Wstępne porozumienie obu stron zakazuje definitywnie sprzedaży w Europie mięsa zwierząt tuczonych z użyciem hormonów wzrostu. — Osiągnęliśmy kompromis, który zapewnia pragmatyczne wyjście z długotrwałego konfliktu — stwierdzili wspólnie unijna komisarz ds. handlu Catherine Ashton i przedstawiciel USA ds. handlu zagranicznego Ron Kirk.

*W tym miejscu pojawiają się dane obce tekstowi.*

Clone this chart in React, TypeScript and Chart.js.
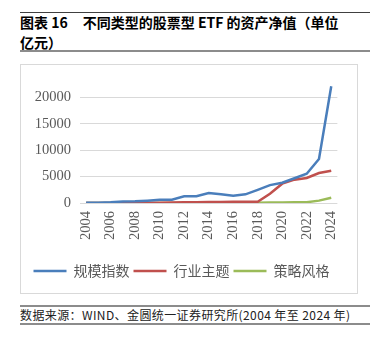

Porozumienie przewiduje rezygnację przez Waszyngton z nowych sankcji, zapowiedzianych w styczniu, w odwecie za zakaz sprzedaży wołowiny z hormonami. Miały wejść w życie od 9 maja. Dotyczyły włoskiej wody mineralnej, szwajcarskiej czekolady, mięsa, owoców warzyw, grzybów, zbóż, gumy do żucia, kasztanów, soków owocowych i tłuszczów z różnych krajów. Najbardziej spektakularna retorsja w postaci 300 proc. cła dotyczyła sera roquefort, obłożonego od 1999 r. cłem 100 proc.W zamian za rezygnację z retorsji USA otrzymają dodatkowy bezcłowy limit eksportu 20 tys. ton rocznie przez 3 lata zwykłej wołowiny wysokiej jakości, a od czwartego roku limit 45 tys. ton. Obecny limit wynosi 11,5 tys. ton. Unia importuje ze Stanów ok. 6500 ton tradycyjnej wołowiny.
Ponadto ustalono, że w czwartym roku Amerykanie zniosą dotychczasowe sankcje (na sumę 38 mln dolarów), a pod koniec roku ustalą z Unią nowe warunki na dalszy okres.
Od początku lat 80. Unia blokuje amerykańskie mięso produkowane z użyciem hormonów. Amerykanie i Kanadyjczycy poskarżyli się na to w 1996 r. Światowej Organizacji Handlu (WTO), która dwa lata później przyznała im rację, otwierając drogę do nasilania retorsji. 16 października 2008 r. WTO uznała je za zgodne z prawem. Obie strony prowadzą drugi mniej głośny spór o import z USA drobiu dezynfekowanego związkiem chloru, którego Unia nie chce.